Olmert’s conviction The conviction of former prime minister Ehud Olmert on Monday was a very sad day for Israel.
The man who served in our most senior government position, who commanded the trust of the nation, and who had utilized the authority to make war and endanger lives, has turned out to be a criminal.
At the same time, today is also a day to be proud of our legal system. Olmert’s conviction along with other businessmen, clerks, and politicians, such as former Jerusalem mayor Uri Lupolianski, is a testament to the democratic concept that no one – not even a prime minister – is above the law.
Nevertheless, the Holyland trial and other cases that have come before our courts have revealed the problematic connections between business and politics and the rampant phenomenon of what economists call “rent-seeking” or the special sort of money- making made possible by big business’s connections with political figures and their subordinates.
Politicians and other well-placed people in government offices and other bureaucratic bodies, such as the Land Authority or the municipality, do favors for big business in the form of licenses, permits, and VIP treatment in exchange for bribes or benefits. The result is poor regulation, the transfer of public assets to firms at bargain prices or without bureaucratic oversight, and the total breakdown of meritocracy and fair competition. All of us pay the price in the form of inordinately high prices, flimsy and potentially dangerous building projects, and the stifling of entrepreneurial initiatives put forward by those less well connected, though no less talented.
A number of weak links are needed in order for a destructive form of “crony capitalism” to develop. It is not enough that there are dishonest politicians.
Gatekeepers on the professional level such as legal advisers, directors-general, and financial officers must either pretend not to see corruption or take part in the festivities.
This sort of “crony capitalism” is not unique to the Jewish state, though one could trace some aspects of the Israeli version back to our bumpy transition from a quasi-socialist regime dominated by the Mapai Party to a hastily implemented privatization of state and labor union-controlled industry.
Across the world – particularly in emerging economies – the relationship between politics and business has become fraught.
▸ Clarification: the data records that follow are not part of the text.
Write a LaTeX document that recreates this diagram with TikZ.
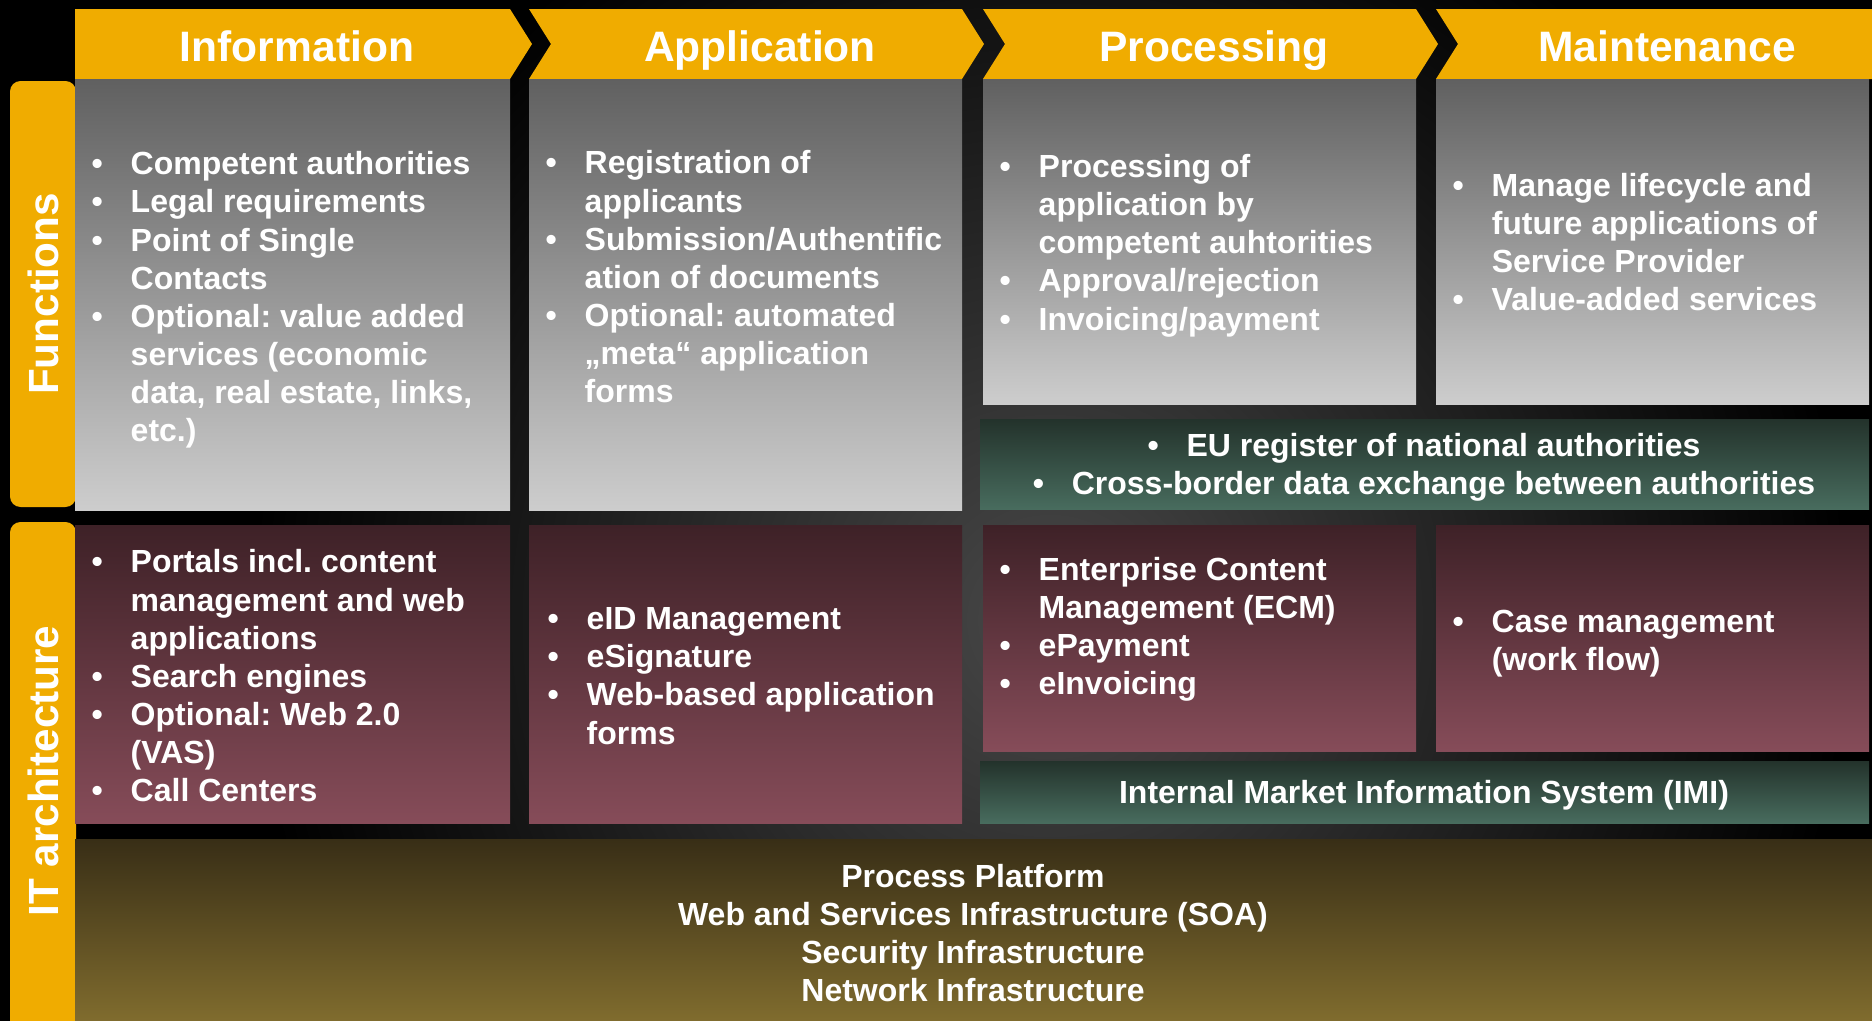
\documentclass[tikz,border=0pt]{standalone}
\usepackage{fontspec}
\setmainfont{Liberation Sans}
\usetikzlibrary{fit}
\definecolor{hdrorange}{RGB}{240,172,0}
\definecolor{fgtop}{RGB}{96,96,96}
\definecolor{fgbot}{RGB}{205,205,205}
\definecolor{ittop}{RGB}{62,33,39}
\definecolor{itbot}{RGB}{134,76,89}
\definecolor{eutop}{RGB}{35,50,43}
\definecolor{eubot}{RGB}{72,108,94}
\definecolor{bstop}{RGB}{56,46,22}
\definecolor{bsbot}{RGB}{128,108,46}
\definecolor{bggray}{RGB}{72,72,72}
\newcommand{\itm}{\makebox[11.1pt][l]{\textbullet}}
\newcommand{\ind}{\hspace*{11.1pt}}
\frenchspacing

\begin{document}
\begin{tikzpicture}[x=0.01cm,y=-0.01cm,
                box/.style={inner sep=0pt,outer sep=0pt},
                funcbox/.style={box,top color=fgtop,bottom color=fgbot},
                itbox/.style={box,top color=ittop,bottom color=itbot},
                eubox/.style={box,top color=eutop,bottom color=eubot},
                platbox/.style={box,top color=bstop,bottom color=bsbot},
                hdr/.style={fill=hdrorange},
                hdrtext/.style={text=white,text height=0.73em,text depth=0.21em,font=\fontsize{12.1}{14}\selectfont\bfseries},
                side/.style={box,fill=hdrorange,rounded corners=3pt},
                sidetext/.style={text=white,rotate=90,font=\fontsize{12}{14}\selectfont\bfseries},
                itemtext/.style={text=white,align=left,anchor=west,inner sep=0pt,font=\fontsize{9.1}{10.85}\selectfont\bfseries},
                ctrtext/.style={text=white,align=center,inner sep=0pt,font=\fontsize{9.1}{10.85}\selectfont\bfseries}]
                \useasboundingbox (0,0) rectangle (1872,1021);
                \fill[black] (0,0) rectangle (1872,1021);
                \begin{scope}
                    \clip (0,0) rectangle (1872,1021);
                    \shade[inner color=bggray,outer color=black] (1050,620) circle (800);
                \end{scope}

                \fill[hdr] (75,9) -- (510,9) -- (532,44) -- (510,79) -- (75,79) -- cycle;
                \fill[hdr] (529,9) -- (962,9) -- (984,44) -- (962,79) -- (529,79) -- (551,44) -- cycle;
                \fill[hdr] (983,9) -- (1416,9) -- (1438,44) -- (1416,79) -- (983,79) -- (1005,44) -- cycle;
                \fill[hdr] (1436,9) -- (1872,9) -- (1872,79) -- (1436,79) -- (1458,44) -- cycle;
                \node[hdrtext] (hInfo) at (297,52) {Information};
                \node[hdrtext] (hApp) at (760,52) {Application};
                \node[hdrtext] (hProc) at (1214,52) {Processing};
                \node[hdrtext] (hMaint) at (1667,52) {Maintenance};

                \node[side,fit={(10,81)(76,507)}] (funcs) {};
                \node[sidetext] (funcsLabel) at (funcs.center) {Functions};
                \node[side,fit={(10,522)(76,1050)}] (itarch) {};
                \node[sidetext] (itarchLabel) at (43,771) {IT architecture};

                \node[funcbox,fit={(75,79)(510,510)}] (fInfo) {};
                \node[funcbox,fit={(529,79)(962,510)}] (fApp) {};
                \node[funcbox,fit={(983,79)(1416,404)}] (fProc) {};
                \node[funcbox,fit={(1436,79)(1869,404)}] (fMaint) {};
                \node[eubox,fit={(980,419)(1869,509)}] (euBand) {};
                \node[itbox,fit={(75,525)(510,823)}] (iInfo) {};
                \node[itbox,fit={(529,525)(962,823)}] (iApp) {};
                \node[itbox,fit={(983,525)(1416,751)}] (iProc) {};
                \node[itbox,fit={(1436,525)(1869,751)}] (iMaint) {};
                \node[eubox,fit={(980,761)(1869,823)}] (imiBand) {};
                \node[platbox,fit={(75,839)(1872,1021)}] (platform) {};

                \node[itemtext] (tfInfo) at (91,300) {\itm Competent authorities\\\itm Legal requirements\\\itm Point of Single\\\ind Contacts\\\itm Optional: value added\\\ind services (economic\\\ind data, real estate, links,\\\ind etc.)};
                \node[itemtext] (tfApp) at (545,277) {\itm Registration of\\\ind applicants\\\itm Submission/Authentific\\\ind ation of documents\\\itm Optional: automated\\\ind „meta“ application\\\ind forms};
                \node[itemtext] (tfProc) at (999,245.5) {\itm Processing of\\\ind application by\\\ind competent auhtorities\\\itm Approval/rejection\\\itm Invoicing/payment};
                \node[itemtext] (tfMaint) at (1452,242) {\itm Manage lifecycle and\\\ind future applications of\\\ind Service Provider\\\itm Value-added services};
                \node[ctrtext] (tEu) at (1424,467.5) {\itm EU register of national authorities\\\itm Cross-border data exchange between authorities};

                \node[itemtext] (tiInfo) at (91,676) {\itm Portals incl. content\\\ind management and web\\\ind applications\\\itm Search engines\\\itm Optional: Web 2.0\\\ind (VAS)\\\itm Call Centers};
                \node[itemtext] (tiApp) at (547,676) {\itm eID Management\\\itm eSignature\\\itm Web-based application\\\ind forms};
                \node[itemtext] (tiProc) at (999,629.5) {\itm Enterprise Content\\\ind Management (ECM)\\\itm ePayment\\\itm eInvoicing};
                \node[itemtext] (tiMaint) at (1452,643.5) {\itm Case management\\\ind (work flow)};
                \node[ctrtext] (tImi) at (1424,795.5) {Internal Market Information System (IMI)};
                \node[ctrtext] (tPlat) at (973,933) {Process Platform\\Web and Services Infrastructure (SOA)\\Security Infrastructure\\Network Infrastructure};
            \end{tikzpicture}
\end{document}
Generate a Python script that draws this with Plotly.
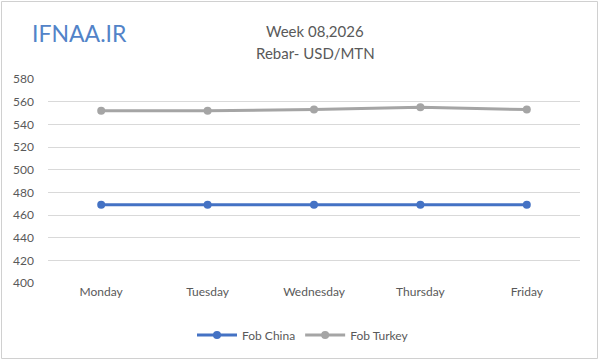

India’s election in April and May will in part be a plebiscite on a decade of crony capitalism.
Turkey’s prime minister is engulfed by scandals involving construction firms. China’s President Xi Jinping vowed recently to act “without mercy” against corruption in an effort to placate public anger.
Even in rich and developed economies like the US the relationship between politics and big business is problematic. Financiers have benefited from the bailing out of banks in the wake of the 2008 economic meltdown; lobbyists have too much influence on lawmakers; and no politician can get elected without appealing to business interests for campaign funds.
In the Olmert case, the focus of the investigations was graft connected with the building of the imposing Holyland housing development, perched on a hill and easily recognizable on the southern Jerusalem skyline.
Who knows how many corners were cut, how many zoning laws were violated, and how many environmental or structural precautions were ignored in the process of increasing Holyland’s originally permitted 25,000 square meters to 311,000? Who knows how many other building projects throughout the world are tainted with the same sort of graft? What sort of message does this send out to honest, hardworking building contractors who want to believe that quality construction and competitive prices are the factors that determine who wins a tender, not one’s political connections nor one’s wiliness to bribe?
We can only hope that Olmert’s conviction will set in motion a process of soul-searching and a serious scrutiny of the problematic relationship that exists between business and politics, a relationship that is not unique to Israel.